With the UK's only hub airport - Heathrow - currently operating at capacity and plans for expansion scrapped, the need for new solutions to the UK's spiralling capacity problem has never been greater.
In November 2011, London mayor Boris Johnson published a report calling for an extra hub airport located in the south-east in order to reap the benefits of potentially lucrative foreign investment from fast-developing countries, providing a much-needed boost to the UK economy.
A third runway for Heathrow had been backed by the previous Labour government; however, the removal of such support as confirmed by shadow transport secretary Maria Eagle meant that any such expansion was to be considered indefinitely "off the agenda".
The same sentiments were echoed by transport secretary Justine Greening, although she did also refuse to rule out support for Boris Johnson's controversial plans for a new airport to be constructed in the south-east of England, sparking renewed debate about the viability of plans that had previously been knocked back by Prime Minister David Cameron.
A new hub located in the Thames Estuary on a man-made stretch of land, while a novel concept, could yet prove to be the answer to the UK's capacity predicament.
The plans, dubbed Boris Island, have been backed as a potential solution to capacity problems at airports situated close to London.
The three potential areas for such an airport have been listed as the man-made island, the Isle of Grain in Kent and the Hoo Peninsula, which separates the Thames and Medway rivers.
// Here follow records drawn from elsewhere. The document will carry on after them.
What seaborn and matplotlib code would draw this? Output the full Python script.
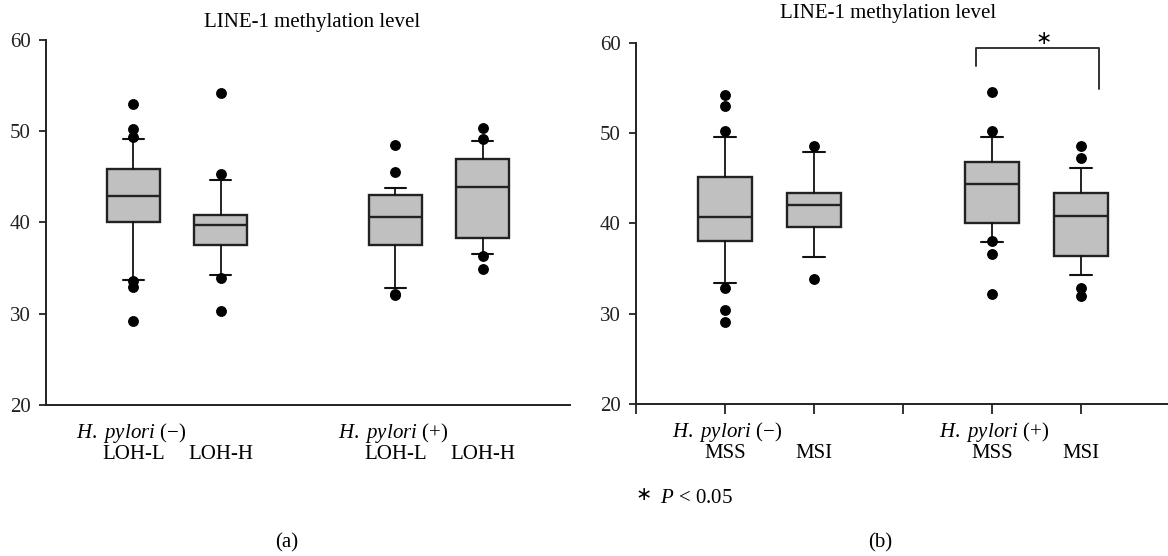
import numpy as np
import pandas as pd
import seaborn as sns
import matplotlib.pyplot as plt

# Box positions on the x axis (two groups of two boxes)
positions = [1, 2, 4, 5]
group_labels = [r"$\mathit{H.\ pylori}$ (−)", r"$\mathit{H.\ pylori}$ (+)"]

# Panel (a): LOH-L / LOH-H
labels_a = ["LOH-L", "LOH-H", "LOH-L", "LOH-H"]
q1_a = [40.0, 37.5, 37.5, 38.3]
med_a = [42.9, 39.7, 40.6, 43.9]
q3_a = [45.9, 40.8, 43.05, 47.0]
lo_a = [33.7, 34.2, 32.8, 36.5]
hi_a = [49.1, 44.7, 43.8, 48.9]
out_a = [[53.0, 50.2, 49.4, 33.6, 32.9, 29.2],
         [54.2, 45.3, 33.9, 30.3],
         [48.5, 45.5, 32.2, 32.0],
         [50.3, 49.2, 36.3, 34.9]]

# Panel (b): MSS / MSI
labels_b = ["MSS", "MSI", "MSS", "MSI"]
q1_b = [38.1, 39.6, 40.0, 36.4]
med_b = [40.7, 42.0, 44.4, 40.8]
q3_b = [45.2, 43.4, 46.8, 43.4]
lo_b = [33.4, 36.3, 38.0, 34.3]
hi_b = [49.6, 47.9, 49.6, 46.1]
out_b = [[54.2, 53.0, 50.2, 32.9, 30.4, 29.1],
         [48.6, 33.9],
         [54.6, 50.2, 38.1, 36.6, 32.2],
         [48.6, 47.3, 32.9, 32.0]]

# significance bracket between the two H. pylori (+) boxes
bracket_x = [3.82, 3.82, 5.2, 5.2]
bracket_y = [57.4, 59.4, 59.4, 54.9]
star_x, star_y = 4.58, 60.5

sns.set_style("ticks")
plt.rcParams['font.family'] = ['Liberation Serif', 'DejaVu Serif']
plt.rcParams['mathtext.fontset'] = 'custom'
plt.rcParams['mathtext.rm'] = 'Liberation Serif'
plt.rcParams['mathtext.it'] = 'Liberation Serif:italic'
plt.rcParams['text.color'] = 'black'
plt.rcParams['xtick.color'] = '#222222'
plt.rcParams['ytick.color'] = '#222222'


def draw_boxes(ax, q1, med, q3, lo, hi, out):
    stats = []
    for i in range(len(positions)):
        stats.append(dict(q1=q1[i], med=med[i], q3=q3[i],
                          whislo=lo[i], whishi=hi[i], fliers=out[i]))
    ax.bxp(stats, positions=positions, widths=0.6, capwidths=0.24,
           patch_artist=True, showfliers=True,
           boxprops=dict(facecolor='#c0c0c0', edgecolor='#222222', linewidth=1.7),
           medianprops=dict(color='#222222', linewidth=1.7),
           whiskerprops=dict(color='#111111', linewidth=1.3),
           capprops=dict(color='#111111', linewidth=1.5),
           flierprops=dict(marker='o', markerfacecolor='black',
                           markeredgecolor='black', markersize=6.8))
    ax.set_xlim(0, 6)
    ax.set_ylim(20, 60)
    ax.set_yticks([20, 30, 40, 50, 60])
    ax.tick_params(axis='y', labelsize=15, length=5, width=1.3, pad=6)
    sns.despine(ax=ax)
    for s in ['left', 'bottom']:
        ax.spines[s].set_color('#222222')
        ax.spines[s].set_linewidth(1.4)


def draw_labels(ax, labels, group_shift):
    for i, g in enumerate(group_labels):
        ax.annotate(g, xy=(positions[2 * i] - group_shift, 0),
                    xycoords=('data', 'axes fraction'),
                    xytext=(0, -28), textcoords='offset pixels',
                    ha='left', va='center', fontsize=15)
    for p, lab in zip(positions, labels):
        ax.annotate(lab, xy=(p, 0), xycoords=('data', 'axes fraction'),
                    xytext=(0, -50), textcoords='offset pixels',
                    ha='center', va='center', fontsize=15)


fig = plt.figure(figsize=(11.68, 5.56), dpi=100)

ax_a = fig.add_axes([0.0394, 0.2716, 0.4486, 0.6565])
draw_boxes(ax_a, q1_a, med_a, q3_a, lo_a, hi_a, out_a)
ax_a.set_xticks([])
draw_labels(ax_a, labels_a, 0.66)

ax_b = fig.add_axes([0.5445, 0.2734, 0.4572, 0.6493])
draw_boxes(ax_b, q1_b, med_b, q3_b, lo_b, hi_b, out_b)
ax_b.set_xticks(range(7))
ax_b.set_xticklabels([])
ax_b.tick_params(axis='x', length=7, width=1.3)
draw_labels(ax_b, labels_b, 0.6)

# significance marker
ax_b.plot(bracket_x, bracket_y, color='#333333', linewidth=1.4, clip_on=False)
ax_b.text(star_x, star_y, "∗", ha='center', va='center', fontsize=14,
          family=['DejaVu Sans'])
ax_b.annotate("∗", xy=(0, 0), xycoords=('data', 'axes fraction'),
              xytext=(0, -91), textcoords='offset pixels',
              ha='left', va='center', fontsize=14, family=['DejaVu Sans'])
ax_b.annotate("$\\mathit{P}$ < 0.05", xy=(0, 0), xycoords=('data', 'axes fraction'),
              xytext=(24, -95), textcoords='offset pixels',
              ha='left', va='center', fontsize=15)

# titles and panel letters
fig.text(0.267, 0.960, "LINE-1 methylation level", ha='center', va='center', fontsize=15)
fig.text(0.760, 0.976, "LINE-1 methylation level", ha='center', va='center', fontsize=15)
fig.text(0.2457, 0.0234, "(a)", ha='center', va='center', fontsize=15)
fig.text(0.7534, 0.0234, "(b)", ha='center', va='center', fontsize=15)

plt.savefig("out.png", dpi=100)
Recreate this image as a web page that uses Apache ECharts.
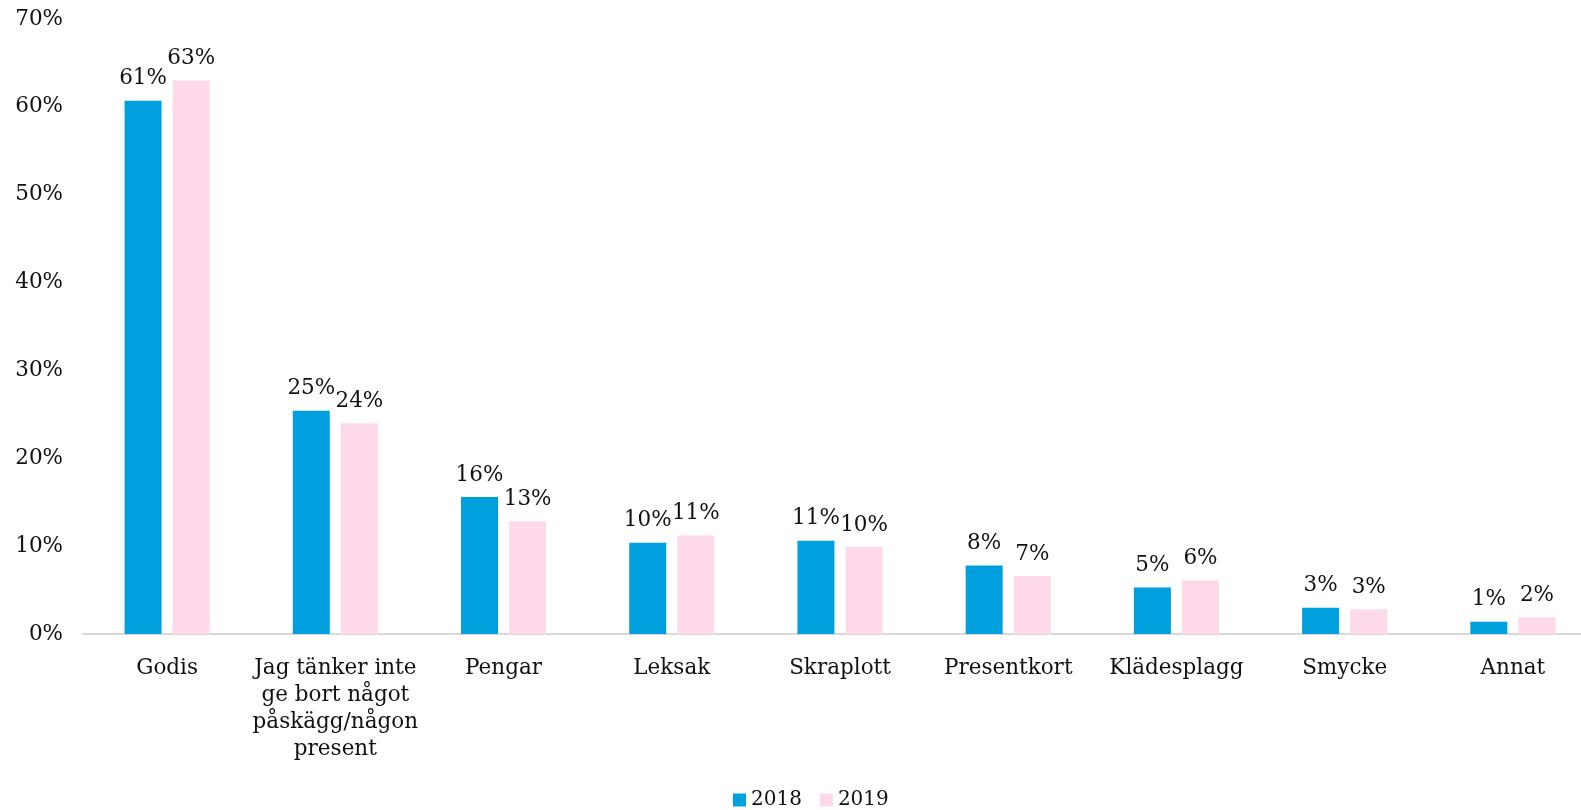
<!DOCTYPE html>
<html>
<head>
<meta charset="utf-8">
<script src="https://cdn.jsdelivr.net/npm/echarts@6/dist/echarts.min.js"></script>
<style>
html,body{margin:0;padding:0;background:#fff;}
#chart{width:1581px;height:810px;}
</style>
</head>
<body>
<div id="chart"></div>
<script>
const categories = ["Godis", "Jag tänker inte\nge bort något\npåskägg/någon\npresent", "Pengar", "Leksak", "Skraplott", "Presentkort", "Klädesplagg", "Smycke", "Annat"];
const values2018 = [60.7, 25.4, 15.6, 10.4, 10.6, 7.8, 5.3, 3.0, 1.4];
const values2019 = [63.0, 24.0, 12.8, 11.2, 9.9, 6.6, 6.1, 2.8, 1.9];
const seriesNames = ["2018", "2019"];
const yTicks = [0, 10, 20, 30, 40, 50, 60, 70];

const FONT = "DejaVu Serif";
const FS = 21.5;
const chart = echarts.init(document.getElementById('chart'));
const labelCfg = {
  show: true, position: 'top', distance: 11,
  fontFamily: FONT, fontSize: FS, color: '#111',
  formatter: p => Math.round(p.value) + '%'
};
chart.setOption({
  animation: false,
  textStyle: { fontFamily: FONT },
  grid: { left: 83, width: 1514, top: 19, bottom: 176, outerBoundsMode: 'none', containLabel: false },
  legend: {
    bottom: 0, left: 733, padding: 0,
    itemWidth: 13, itemHeight: 13, itemGap: 18,
    icon: 'rect',
    textStyle: { fontFamily: FONT, fontSize: 20, color: '#111' },
    data: seriesNames
  },
  xAxis: {
    type: 'category',
    data: categories,
    axisLine: { lineStyle: { color: '#d9d9d9', width: 2 } },
    axisTick: { show: false },
    axisLabel: {
      interval: 0, margin: 21,
      fontFamily: FONT, fontSize: FS, color: '#111', lineHeight: 27
    }
  },
  yAxis: {
    type: 'value',
    min: yTicks[0], max: yTicks[yTicks.length - 1], interval: 10,
    splitLine: { show: false },
    axisLine: { show: false },
    axisTick: { show: false },
    axisLabel: {
      margin: 20,
      fontFamily: FONT, fontSize: FS, color: '#111',
      formatter: v => v + '%'
    }
  },
  series: [
    {
      name: seriesNames[0], type: 'bar', data: values2018,
      barWidth: 37, barGap: '30%',
      itemStyle: { color: '#00A0DE' },
      label: labelCfg
    },
    {
      name: seriesNames[1], type: 'bar', data: values2019,
      barWidth: 37,
      itemStyle: { color: '#FDD9EA' },
      label: labelCfg
    }
  ]
});
</script>
</body>
</html>
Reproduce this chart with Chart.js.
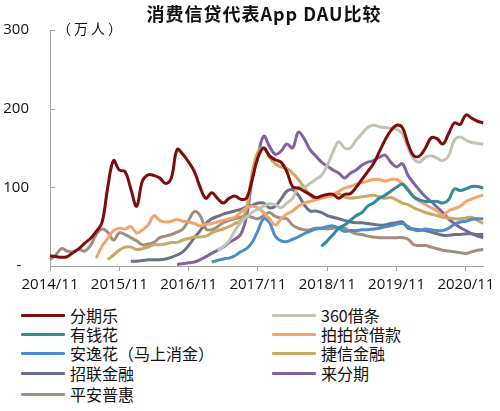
<!DOCTYPE html>
<html>
<head>
<meta charset="utf-8">
<script src="https://cdn.jsdelivr.net/npm/chart.js@4.4.1/dist/chart.umd.min.js"></script>
<style>
  html, body { margin: 0; padding: 0; background: #fff; }
  #wrap { position: relative; width: 500px; height: 411px; font-family: "Noto Sans CJK SC", sans-serif; color: #111; }
  canvas { position: absolute; left: 0; top: 0; }
  #title { position: absolute; left: 0; top: 2px; width: 528px; text-align: center; font-weight: bold; font-size: 18px; letter-spacing: 1px; line-height: 22px; }
  #unit { position: absolute; left: 57px; top: 19px; font-size: 14px; line-height: 18px; letter-spacing: 3px; }
  .item { position: absolute; height: 20px; display: flex; align-items: center; font-size: 16px; line-height: 20px; white-space: nowrap; }
  .swatch { width: 44px; height: 3px; margin-right: 5px; border-radius: 1px; }
</style>
</head>
<body>
<div id="wrap">
  <canvas id="myChart" width="500" height="300"></canvas>
  <div id="title">消费信贷代表App DAU比较</div>
  <div id="unit">（万人）</div>
  <div id="legend"></div>
</div>
<script>
// months 2014/11 .. 2021/02
const months = [];
for (let y = 2014, m = 11; months.length < 76; m++) {
  if (m > 12) { m = 1; y++; }
  months.push(y + '/' + m);
}

const yTicks = [0, 100, 200, 300];

const seriesNames = ['分期乐', '360借条', '有钱花', '拍拍贷借款', '安逸花（马上消金）', '捷信金融', '招联金融', '来分期', '平安普惠'];
const seriesColors = ['#7F0B0B', '#C3C3B5', '#2F8A9C', '#F2A46C', '#4A8DCB', '#C8A862', '#6A7189', '#7F62A6', '#A38D7F'];

const _ = null;

const fenqile = [13, 12, 11, 12, 17, 22, 29, 35, 44, 55, 100, 134, 122, 120, 98, 76, 108, 116, 115, 112,
  105, 112, 148, 142, 132, 120, 100, 86, 93, 86, 80, 86, 89, 85, 86, 110, 138, 150, 140, 135,
  132, 120, 101, 99, 95, 91, 87, 89, 91, 91, 86, 91, 92, 100, 110, 120, 130, 145, 160, 172,
  179, 176, 155, 140, 140, 150, 163, 162, 155, 168, 182, 180, 192, 188, 184, 182];

const jietiao360 = [_, _, _, _, _, _, _, _, _, _, _, _, _, _, _, _, _, _, _, _,
  _, _, _, _, _, _, _, _, _, 20, 25, 32, 45, 55, 62, 68, 72, 76, 79, 78,
  74, 80, 86, 100, 100, 105, 110, 115, 128, 145, 158, 150, 150, 160, 168, 176, 179, 177, 176, 175,
  174, 168, 150, 136, 132, 138, 140, 137, 134, 140, 160, 164, 160, 157, 156, 155];

const youqianhua = [_, _, _, _, _, _, _, _, _, _, _, _, _, _, _, _, _, _, _, _,
  _, _, _, _, _, _, _, _, _, _, _, _, _, _, _, _, _, _, _, _,
  _, _, _, _, _, _, _, 25, 32, 40, 48, 52, 58, 64, 68, 76, 80, 86, 90, 95,
  100, 104, 96, 88, 84, 82, 82, 82, 80, 84, 98, 96, 98, 101, 101, 99];

const paipaidai = [_, _, _, _, _, _, _, _, 10, 25, 35, 45, 48, 47, 50, 42, 46, 52, 64, 58,
  56, 57, 59, 57, 56, 54, 51, 53, 54, 56, 58, 60, 62, 68, 74, 76, 74, 68, 60, 52,
  60, 66, 70, 76, 80, 82, 84, 86, 88, 91, 95, 99, 101, 104, 106, 108, 110, 110, 108, 110,
  110, 105, 98, 87, 82, 78, 74, 70, 64, 70, 73, 76, 82, 85, 88, 90];

const anyihua = [_, _, _, _, _, _, _, _, _, _, _, _, _, _, _, _, _, _, _, _,
  _, _, _, _, _, _, _, _, 5, 7, 9, 10, 13, 18, 22, 30, 45, 60, 55, 38,
  32, 31, 34, 37, 41, 44, 47, 48, 50, 51, 48, 44, 45, 45, 46, 46, 47, 48, 50, 51,
  53, 54, 50, 46, 45, 47, 46, 45, 45, 48, 53, 56, 57, 59, 60, 60];

const jiexin = [_, _, _, _, _, _, _, _, _, _, 8, 14, 20, 24, 24, 21, 22, 24, 27, 27,
  28, 30, 30, 33, 35, 37, 37, 38, 42, 45, 47, 50, 54, 58, 72, 118, 145, 150, 138, 130,
  126, 124, 118, 110, 100, 90, 86, 87, 88, 90, 92, 88, 86, 87, 88, 89, 90, 88, 86, 87,
  84, 80, 78, 74, 71, 68, 66, 64, 62, 61, 60, 60, 61, 62, 58, 54];

const zhaolian = [_, _, _, _, _, _, _, _, _, _, _, _, _, _, 6, 6, 7, 8, 8, 8,
  9, 11, 14, 18, 26, 36, 45, 54, 60, 63, 66, 68, 70, 72, 75, 77, 80, 80, 74, 76,
  85, 95, 97, 90, 78, 70, 70, 68, 64, 62, 60, 58, 56, 55, 55, 54, 53, 52, 52, 54,
  55, 56, 48, 47, 46, 45, 43, 41, 39, 39, 40, 40, 41, 41, 40, 40];

const laifenqi = [_, _, _, _, _, _, _, _, _, _, _, _, _, _, _, _, _, _, _, _,
  _, _, 2, 3, 4, 5, 8, 12, 16, 20, 24, 30, 34, 40, 62, 110, 140, 165, 152, 142,
  146, 155, 150, 170, 162, 148, 140, 132, 127, 122, 118, 112, 118, 122, 128, 132, 134, 138, 141, 132,
  126, 130, 115, 105, 96, 88, 82, 75, 68, 60, 54, 49, 45, 41, 38, 36];

const pingan = [8, 14, 22, 19, 18, 21, 19, 26, 40, 47, 43, 33, 42, 40, 36, 32, 27, 28, 30, 36,
  38, 40, 43, 47, 58, 69, 64, 47, 46, 50, 55, 58, 60, 62, 64, 62, 60, 64, 68, 63,
  61, 60, 52, 48, 46, 46, 48, 48, 47, 48, 49, 48, 44, 41, 40, 38, 37, 36, 36, 36,
  36, 36, 34, 27, 26, 26, 24, 22, 20, 19, 18, 17, 16, 18, 20, 21];

const seriesValues = [fenqile, jietiao360, youqianhua, paipaidai, anyihua, jiexin, zhaolian, laifenqi, pingan];

const datasets = seriesNames.map((name, i) => ({
  label: name,
  data: seriesValues[i],
  borderColor: seriesColors[i],
  backgroundColor: seriesColors[i],
  borderWidth: 3,
  pointRadius: 0,
  tension: 0.4,
  fill: false
}));

// small inward tick marks on the y axis
const innerTicks = {
  id: 'innerTicks',
  afterDraw(chart) {
    const y = chart.scales.y;
    const c = chart.ctx;
    c.save();
    c.strokeStyle = '#A6A6A6';
    c.lineWidth = 1;
    yTicks.forEach(v => {
      const py = Math.round(y.getPixelForValue(v)) + 0.5;
      c.beginPath();
      c.moveTo(y.right, py);
      c.lineTo(y.right + 5, py);
      c.stroke();
    });
    c.restore();
  }
};

const ctx = document.getElementById('myChart').getContext('2d');
new Chart(ctx, {
  type: 'line',
  data: { labels: months, datasets: datasets },
  options: {
    responsive: false,
    animation: false,
    layout: { padding: { top: 26, right: 16, left: 0, bottom: 0 } },
    plugins: { legend: { display: false }, tooltip: { enabled: false } },
    scales: {
      x: {
        grid: { drawOnChartArea: false, color: '#A6A6A6', tickLength: 5, offset: false },
        border: { color: '#A6A6A6' },
        ticks: {
          autoSkip: false, maxRotation: 0, padding: 5, color: '#111',
          font: { family: 'Open Sans', size: 15 },
          callback: (v, i) => (i % 12 === 0 ? months[i] : null)
        },
        afterFit: s => { s.height = 34; }
      },
      y: {
        min: 0, max: 300,
        grid: { drawOnChartArea: false, drawTicks: false },
        border: { color: '#A6A6A6' },
        ticks: {
          stepSize: 100, padding: 21, color: '#111',
          font: { family: 'Open Sans', size: 15 },
          callback: v => (v === 0 ? '-  ' : v)
        },
        afterFit: s => { s.width = 50; }
      }
    }
  },
  plugins: [innerTicks]
});

// two-column legend built from the datasets
const legend = document.getElementById('legend');
const rowY = [315, 334, 353, 373, 394];
datasets.forEach((ds, i) => {
  const col = i % 2, row = Math.floor(i / 2);
  const el = document.createElement('div');
  el.className = 'item';
  el.style.left = (col === 0 ? 21 : 272) + 'px';
  el.style.top = (rowY[row] - 10) + 'px';
  el.innerHTML = '<span class="swatch" style="background:' + ds.borderColor + '"></span>' + ds.label;
  legend.appendChild(el);
});
</script>
</body>
</html>
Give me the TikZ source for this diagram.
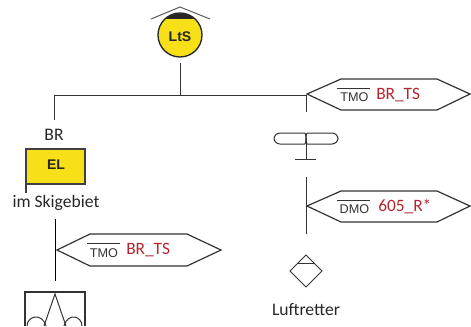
\documentclass[tikz,border=0pt]{standalone}
\usepackage{fontspec}
\setmainfont{Carlito}
\newfontfamily\arialf{Liberation Sans}
\definecolor{signyellow}{HTML}{F7E017}
\definecolor{redtxt}{HTML}{B5252F}
\definecolor{ln}{HTML}{333333}
\tikzset{
  x=0.75pt,y=-0.75pt,
  wire/.style={draw=ln,line width=0.75pt},
  hexa/.style={draw=ln,line width=0.9pt,fill=white},
  lbl/.style={font=\fontsize{13.2}{15}\selectfont,text=black!85,inner sep=0pt},
  redl/.style={font=\fontsize{13}{15}\selectfont,text=redtxt,inner sep=0pt},
  ovl/.style={font=\arialf\fontsize{9.5}{11}\selectfont,text=black!80,inner sep=0pt},
  ovbar/.style={draw=ln,line width=0.6pt},
  sign/.style={font=\arialf\bfseries\fontsize{10.5}{12}\selectfont,text=black!85,inner sep=0pt}
}
\begin{document}
\begin{tikzpicture}
\useasboundingbox (0,0) rectangle (471,326);
\clip (0,0) rectangle (471,326);
% LtS symbol
\node[circle,draw=black!85,line width=1pt,fill=signyellow,minimum size=33pt,inner sep=0pt] (lts) at (180,35) {};
\begin{scope}
\clip (180,35) circle (21.5);
\fill[black!85] (150,10) rectangle (210,18.5);
\end{scope}
\node[sign] (ltst) at (180,37) {LtS};
\draw[wire,draw=black!65] (151,19) -- (180,7) -- (210,19);
% tree
\coordinate (ltsb) at (180,63);
\coordinate (jc) at (180,95);
\coordinate (jl) at (54,95);
\coordinate (jr) at (306,95);
\draw[wire] (ltsb) -- (jc);
\draw[wire] (jl) -- (jr);
\coordinate (jlb) at (54,120);
\draw[wire] (jl) -- (jlb);
\coordinate (jrb) at (306,112);
\draw[wire] (jr) -- (jrb);
% Hex 1
\draw[hexa] (307,94) -- (341,79) -- (437,79) -- (470,94) -- (437,110) -- (341,110) -- cycle;
\node[ovl] (t1) at (354.5,97) {TMO};
\draw[ovbar] (337,88) -- (370,88);
\node[redl,anchor=west] (r1) at (376,95) {BR\_TS};
% propeller
\draw[wire,rounded corners=4.5pt] (305,133) -- (274,133) -- (274,144) -- (305,144);
\draw[wire,rounded corners=4.5pt] (307,133) -- (338,133) -- (338,144) -- (307,144);
\draw[wire] (305,133) .. controls (306.5,136) and (306.5,141) .. (305,144);
\draw[wire] (307,133) .. controls (305.5,136) and (305.5,141) .. (307,144);
\coordinate (pc) at (306,138);
\coordinate (pb) at (306,159);
\draw[wire] (pc) -- (pb);
\draw[wire] (295,159) -- (316,159);
% line 2
\coordinate (l2a) at (306,177);
\coordinate (l2b) at (306,234);
\draw[wire] (l2a) -- (l2b);
% Hex 2
\draw[hexa] (307,206) -- (341,191) -- (437,191) -- (470,206) -- (437,222) -- (341,222) -- cycle;
\node[ovl] (t2) at (354.5,209) {DMO};
\draw[ovbar] (337,200) -- (370,200);
\node[redl,anchor=west] (r2) at (378,207) {605\_R*};
% Diamond
\draw[wire] (306,255) -- (322,271) -- (306,287) -- (290,271) -- cycle;
\draw[wire] (298,263) -- (314,263);
\node[lbl] (luft) at (306,310) {Luftretter};
% Left branch
\node[lbl] (br) at (54,135) {BR};
\draw[wire,draw=black!75,line width=1pt,fill=signyellow] (26,149) rectangle (85,184);
\draw[wire,draw=black!75,line width=1pt] (26,184) -- (26,193);
\node[sign] (el) at (56,165) {EL};
\node[lbl] (ski) at (56,203) {im Skigebiet};
\coordinate (l3a) at (55,219);
\coordinate (l3b) at (55,281);
\draw[wire,draw=black] (l3a) -- (l3b);
% Hex 3
\draw[hexa] (57,250) -- (90,234) -- (187,234) -- (221,250) -- (187,266) -- (90,266) -- cycle;
\node[ovl] (t3) at (104,253) {TMO};
\draw[ovbar] (87,243) -- (120,243);
\node[redl,anchor=west] (r3) at (126,250) {BR\_TS};
% Bottom box
\draw[wire,line width=0.9pt] (25,326) -- (25,292) -- (85,292) -- (85,326);
\draw[wire] (44,326) -- (55,294) -- (66,326);
\draw[wire] (27,326) .. controls (27,316) and (42,312) .. (46,326);
\draw[wire] (64,326) .. controls (68,312) and (82,316) .. (82,326);
\end{tikzpicture}
\end{document}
Tasked with developing a proposal for the Thames Hub, Lord Foster announced his design on 2 November 2011, comprising a four-runway airport and high-speed rail links connecting Kent with London. Such an airport would be capable of handling 150 million passengers per year and transporting them to London within 30 minutes courtesy of new rail infrastructure.
Coaxing trade investment
The argument for the Thames Hub lies in a new terminal's ability to potentially coax billions of pounds in investment from growing economies, such as China or Brazil, into the country through the use of direct air links. In Boris Johnson's report into a new transport hub, he cited France's £1.26bn of investment from Brazil as a result of direct air links between the two nations.
The airport's capability to accommodate long-haul airline schedules and demand from Asian markets would also allow the capital to maximise its geographical position as an ideal stop-off point for flights between North America, and Europe and Asia, which is currently being eroded by global hubs such as Dubai.
Senior figures within the current Labour government, including Chancellor of the Exchequer George Osborne and director of strategy Steve Hilton, are rumoured to support the plans. Transport secretary Justine Greening has, however, raised concerns as to the viability of such an expensive investment and could oppose it.
Spiralling costs and bird protection
One of the key opposition points regarding the Thames Hub is the staggering design costs associated with it. Lord Foster, who has designed similar projects such as the Chek Lap Kok airport in Hong Kong, estimated that the total project cost could reach as much as £50bn should a new London orbital railway also be included in the plans. The need to build an artificial offshore island not only contributes significantly to the cost of the project, but also to the construction time, with three to five years needed for the land to bed in.
The plans could also be disrupted by the presence of five special protection areas for birds situated off the coasts of Kent and Essex, directly in the flight path of the Thames Hub. Infrastructure construction of this magnitude would require the local bird population, estimated to be approximately 300,000, to be re-housed in man-made structures further away from the airport itself.
The relocation of birds is further complicated by the need to enforce a bird-free zone in the direct vicinity of the airport in order to reduce birdstrikes, which have the potential to down aircraft. Birdstrikes were to blame for the air crash in New York in January 2009, in which the pilot of a plane leaving La Guardia airport was forced to conduct an emergency landing in the Hudson River after at least one bird was sucked into an engine.
Capacity served elsewhere
There is also a convincing argument that capacity problems within the UK could be alleviated by a number of major airports up and down the country, including Birmingham and Manchester, which have the potential for expansion should the need arise. Birmingham Airport in particular is already the target of expansion plans which would see its capacity rise to a Gatwick-esque 25 million passengers per year.
Birmingham will also open a longer runway, expected to be completed in 2013, which will see the airport capable of catering for aircraft from destinations across the world.
Department for Transport projections, announced in December 2011, forecast that the number of passengers using the UK's airports could reach 540 million a year by 2040, ahead of the 2008 figure of 372 million, with Manchester Airport passenger numbers expected to almost double to 56 million a year.
Both Birmingham and Manchester airports would also benefit from the forthcoming High Speed Two rail link, which would link Manchester and Birmingham with London, with the Birmingham Interchange also including a direct link to the airport as part of the HS2 investment.
Expanding airports such as Birmingham and Manchester, while potentially lucrative for the economy, could incense residents in the densely populated cities due to the inevitable rise in traffic and noise pollution. Lord Foster has also expressed unease at the thought of enhancing existing infrastructure, citing his belief that the problems associated with capacity cannot simply be solved by patching up ageing airports.